◆ WRITTEN TASK ◆
Give all the lines below again, exactly, with no pictures.

----------------------------------------

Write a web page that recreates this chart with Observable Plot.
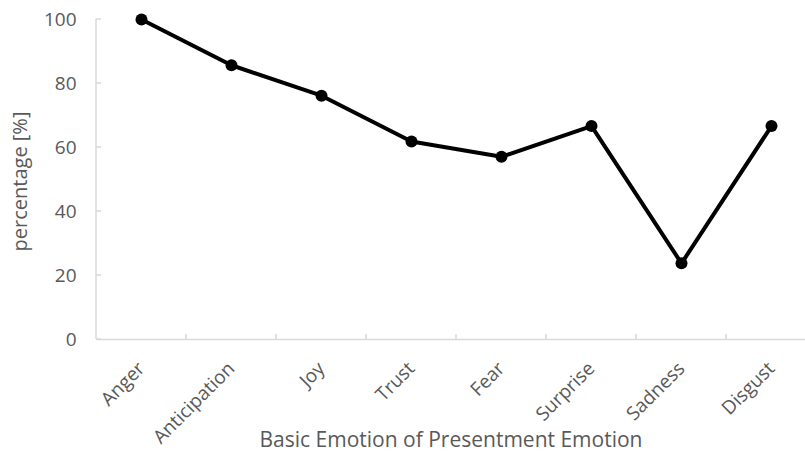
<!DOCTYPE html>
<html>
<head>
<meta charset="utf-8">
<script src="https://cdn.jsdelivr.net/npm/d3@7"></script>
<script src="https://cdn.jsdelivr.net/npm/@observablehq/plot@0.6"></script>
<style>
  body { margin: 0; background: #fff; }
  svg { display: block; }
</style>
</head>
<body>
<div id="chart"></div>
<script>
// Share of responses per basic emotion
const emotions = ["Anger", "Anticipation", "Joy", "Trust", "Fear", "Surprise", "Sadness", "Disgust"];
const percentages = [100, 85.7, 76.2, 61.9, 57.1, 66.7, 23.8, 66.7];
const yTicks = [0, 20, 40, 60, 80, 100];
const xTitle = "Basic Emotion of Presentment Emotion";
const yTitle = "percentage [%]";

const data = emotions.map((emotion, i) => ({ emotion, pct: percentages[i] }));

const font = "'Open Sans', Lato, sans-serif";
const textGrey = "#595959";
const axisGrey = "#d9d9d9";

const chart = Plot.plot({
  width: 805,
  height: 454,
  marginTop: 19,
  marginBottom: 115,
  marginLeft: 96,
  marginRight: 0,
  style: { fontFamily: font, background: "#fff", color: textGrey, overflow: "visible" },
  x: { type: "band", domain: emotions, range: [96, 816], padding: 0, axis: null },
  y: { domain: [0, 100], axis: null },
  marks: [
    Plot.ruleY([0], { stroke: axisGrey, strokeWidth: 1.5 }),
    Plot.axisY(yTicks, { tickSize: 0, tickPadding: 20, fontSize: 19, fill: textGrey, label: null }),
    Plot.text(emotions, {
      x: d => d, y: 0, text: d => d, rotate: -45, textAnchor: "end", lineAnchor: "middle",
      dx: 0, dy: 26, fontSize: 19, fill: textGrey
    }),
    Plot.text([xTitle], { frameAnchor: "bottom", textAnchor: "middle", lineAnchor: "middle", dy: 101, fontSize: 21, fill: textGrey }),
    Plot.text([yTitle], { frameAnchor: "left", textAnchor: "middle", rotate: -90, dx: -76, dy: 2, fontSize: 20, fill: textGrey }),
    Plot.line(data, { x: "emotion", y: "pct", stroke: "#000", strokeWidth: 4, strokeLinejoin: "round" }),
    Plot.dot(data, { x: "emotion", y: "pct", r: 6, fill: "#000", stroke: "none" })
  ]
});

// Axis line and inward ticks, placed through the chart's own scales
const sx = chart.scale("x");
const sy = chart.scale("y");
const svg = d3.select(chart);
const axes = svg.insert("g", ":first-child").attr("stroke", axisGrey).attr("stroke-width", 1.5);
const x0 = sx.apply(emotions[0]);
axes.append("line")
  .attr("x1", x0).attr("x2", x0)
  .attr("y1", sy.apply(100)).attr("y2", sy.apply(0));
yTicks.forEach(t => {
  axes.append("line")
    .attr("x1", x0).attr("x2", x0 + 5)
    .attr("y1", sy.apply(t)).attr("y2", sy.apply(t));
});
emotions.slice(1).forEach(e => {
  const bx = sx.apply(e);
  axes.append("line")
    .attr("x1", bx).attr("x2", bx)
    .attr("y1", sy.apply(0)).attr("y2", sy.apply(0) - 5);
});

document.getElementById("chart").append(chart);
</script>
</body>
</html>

----------------------------------------

◆ CORRECT RESULT ◆
Write a web page that recreates this chart with Observable Plot.
<!DOCTYPE html>
<html>
<head>
<meta charset="utf-8">
<script src="https://cdn.jsdelivr.net/npm/d3@7"></script>
<script src="https://cdn.jsdelivr.net/npm/@observablehq/plot@0.6"></script>
<style>
  body { margin: 0; background: #fff; }
  svg { display: block; }
</style>
</head>
<body>
<div id="chart"></div>
<script>
// Share of responses per basic emotion
const emotions = ["Anger", "Anticipation", "Joy", "Trust", "Fear", "Surprise", "Sadness", "Disgust"];
const percentages = [100, 85.7, 76.2, 61.9, 57.1, 66.7, 23.8, 66.7];
const yTicks = [0, 20, 40, 60, 80, 100];
const xTitle = "Basic Emotion of Presentment Emotion";
const yTitle = "percentage [%]";

const data = emotions.map((emotion, i) => ({ emotion, pct: percentages[i] }));

const font = "'Open Sans', Lato, sans-serif";
const textGrey = "#595959";
const axisGrey = "#d9d9d9";

const chart = Plot.plot({
  width: 805,
  height: 454,
  marginTop: 19,
  marginBottom: 115,
  marginLeft: 96,
  marginRight: 0,
  style: { fontFamily: font, background: "#fff", color: textGrey, overflow: "visible" },
  x: { type: "band", domain: emotions, range: [96, 816], padding: 0, axis: null },
  y: { domain: [0, 100], axis: null },
  marks: [
    Plot.ruleY([0], { stroke: axisGrey, strokeWidth: 1.5 }),
    Plot.axisY(yTicks, { tickSize: 0, tickPadding: 20, fontSize: 19, fill: textGrey, label: null }),
    Plot.text(emotions, {
      x: d => d, y: 0, text: d => d, rotate: -45, textAnchor: "end", lineAnchor: "middle",
      dx: 0, dy: 26, fontSize: 19, fill: textGrey
    }),
    Plot.text([xTitle], { frameAnchor: "bottom", textAnchor: "middle", lineAnchor: "middle", dy: 101, fontSize: 21, fill: textGrey }),
    Plot.text([yTitle], { frameAnchor: "left", textAnchor: "middle", rotate: -90, dx: -76, dy: 2, fontSize: 20, fill: textGrey }),
    Plot.line(data, { x: "emotion", y: "pct", stroke: "#000", strokeWidth: 4, strokeLinejoin: "round" }),
    Plot.dot(data, { x: "emotion", y: "pct", r: 6, fill: "#000", stroke: "none" })
  ]
});

// Axis line and inward ticks, placed through the chart's own scales
const sx = chart.scale("x");
const sy = chart.scale("y");
const svg = d3.select(chart);
const axes = svg.insert("g", ":first-child").attr("stroke", axisGrey).attr("stroke-width", 1.5);
const x0 = sx.apply(emotions[0]);
axes.append("line")
  .attr("x1", x0).attr("x2", x0)
  .attr("y1", sy.apply(100)).attr("y2", sy.apply(0));
yTicks.forEach(t => {
  axes.append("line")
    .attr("x1", x0).attr("x2", x0 + 5)
    .attr("y1", sy.apply(t)).attr("y2", sy.apply(t));
});
emotions.slice(1).forEach(e => {
  const bx = sx.apply(e);
  axes.append("line")
    .attr("x1", bx).attr("x2", bx)
    .attr("y1", sy.apply(0)).attr("y2", sy.apply(0) - 5);
});

document.getElementById("chart").append(chart);
</script>
</body>
</html>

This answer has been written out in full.